I am thinking it might have something to do that my local work size is 1 or that I need to read back my statesbuffer to my original vector with states (position and velocity) and then resend it again into the kernel which might take a long time on the GPU (?)
I’ve taken the code from the book opencl programming guide and modified it heavily
Kernel:
//
// Convolution.cl
//
// This is a simple kernel performing convolution.
__kernel void convolve2(
__global float * states,
int antalAtomer,
float dt,
int l,
float lx,
float ly,
int TMAX)
{
const int x = get_global_id(0);
if(states[x]<0 || states[x]>lx)
{
states[x+antalAtomer*2]=-states[x+antalAtomer*2];
}
if(states[x+antalAtomer]<0 || states[x+antalAtomer]>ly)
{
states[x+antalAtomer*3]=-states[x+antalAtomer*3];
}
if(l==floor(0.1*TMAX) || l==floor(0.2*TMAX) || l==floor(0.25*TMAX) || l==floor(0.35*TMAX) || l==floor(0.50*TMAX)) // kyl ner skiten så den inte buggar loss
{
states[x+antalAtomer*2]=0;
states[x+antalAtomer*3]=0;
}
states[x] += states[x+antalAtomer*2]*dt; // flytta atomerna varannan gång
states[x+antalAtomer] +=states[x+antalAtomer*3]*dt;
// states[x] =0; // flytta atomerna varannan gång
//states[x+antalAtomer] =l;
}//end convolve2
__kernel void convolve(
__global float * states,
int antalAtomer,
float dt,
int l,
float lx,
float ly,
int TMAX)
{
float a=antalAtomer/2;
const int x2 = get_global_id(0);
const int x= x2%antalAtomer;
int k=(x+1+(int)x2/antalAtomer)%antalAtomer; // 0 om man är i "första"

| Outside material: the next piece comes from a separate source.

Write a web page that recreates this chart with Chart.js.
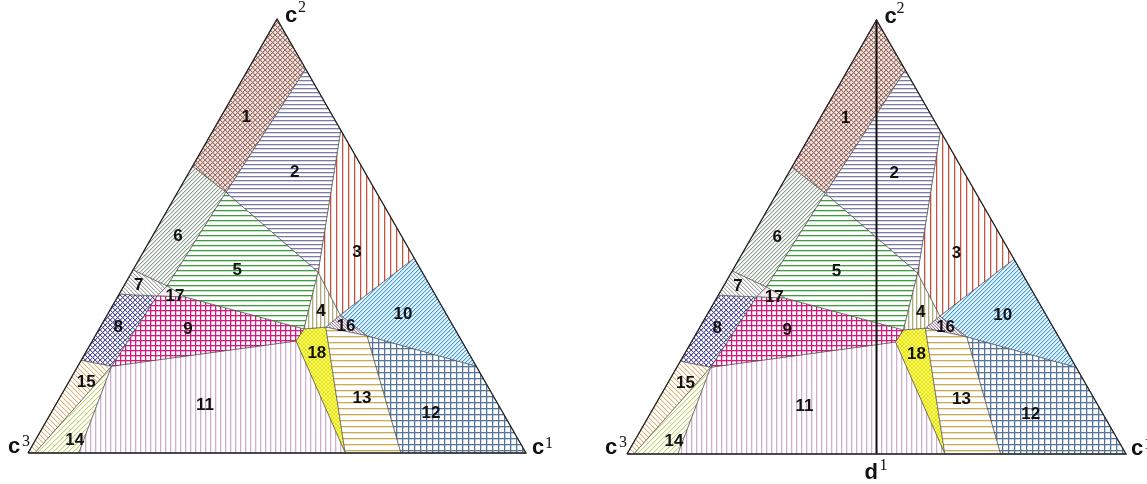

float dx=states[x]-states[k];
float dy=states[antalAtomer+x]-states[antalAtomer+k];
float r=sqrt(pow(dx,2)+pow(dy,2));
float F=12*pow(r,-14)-6*pow(r,-8);
states[x+antalAtomer*2] += F*dx*dt;
states[x+antalAtomer*3] += F*dy*dt;
states[k+antalAtomer*2] -= F*dx*dt;
states[k+antalAtomer*3] -= F*dy*dt;
} // end convolve
AND the code:
#include <iostream>
#include <fstream>
#include <sstream>
#include <string>
#include <istream>
using namespace std;
#ifdef __APPLE__
#include <OpenCL/cl.h>
#else
#include <CL/cl.h>
#endif
#if !defined(CL_CALLBACK)
#define CL_CALLBACK
#endif
///
// Function to check and handle OpenCL errors
inline void
checkErr(cl_int err, const char * name)
{
if (err != CL_SUCCESS) {
std::cerr << "ERROR: " << name << " (" << err << ")" << std::endl;
exit(EXIT_FAILURE);
}
}
void CL_CALLBACK contextCallback(
const char * errInfo,
const void * private_info,
size_t cb,
void * user_data)
{
std::cout << "Error occured during context use: " << errInfo << std::endl;
// should really perform any clearup and so on at this point
// but for simplicitly just exit.
exit(1);
}
///
// main() for Convoloution example
//
int main(int argc, char** argv)
{
const cl_uint antalAtomer=10000;
float lx=50;
float ly=50;
//string mystr ("1204");
//cout<<"ange antal atomer, (troligtvis helst jämnt antal) och kanske en multipel av något i GPU/CPU):"<<endl;
//cin>> antalAtomer;
//cout<<"ange lx: "<< endl;
//cin >>lx;
//cout<<"ange ly: "<< endl;
//cin >> ly;
//cout<<" ange filnamnet för datafilen: "<< endl;
//cin>> mystr;
ofstream statesText("states.txt");
float states[antalAtomer*4]; //hela stateslistan
cl_int errNum;
cl_uint numPlatforms;
cl_uint numDevices;
cl_platform_id * platformIDs;
cl_device_id * deviceIDs;
cl_context context = NULL;
cl_command_queue queue;
cl_command_queue queue2;
cl_program program;
cl_kernel kernel;
cl_kernel kernel2;
cl_mem statesBuffer; // buffer för tillstånden..?
cl_uint TMAX=50;
int avskal=1;
float dt=0.001;
float a=antalAtomer/2;
cout<< "dt= : "<<dt<<endl;
statesText<<antalAtomer<<" "<<lx<<" "<<ly<<" "<<TMAX<<" "<<dt<<" ";
for ( int l=0;l<2*antalAtomer-5;l++)
{
statesText<<1<<" ";
}
statesText<<"
";
for(cl_uint i=0; i<antalAtomer; i++) //gör en initialposition
{
int atomRot=(int)ceil(sqrt(antalAtomer));
//states[i]=0; //x-position
//states[i+antalAtomer]=0; //y-position
states[i]=(float)lx/(atomRot-1)*(i-atomRot*((int)i/(atomRot))); //x-position
states[i+antalAtomer]=(float)ly/(atomRot-1)*((int)(i/(atomRot))); //y-position
states[i+antalAtomer*2]=0; // 0 i Vx
states[i+antalAtomer*3]=0; // 0 i Vy
}
for(int i=0; i<antalAtomer; i++)
{
statesText<<states[i]<< " " << states[i+antalAtomer]<< " ";
}
statesText<<endl;
// First, select an OpenCL platform to run on.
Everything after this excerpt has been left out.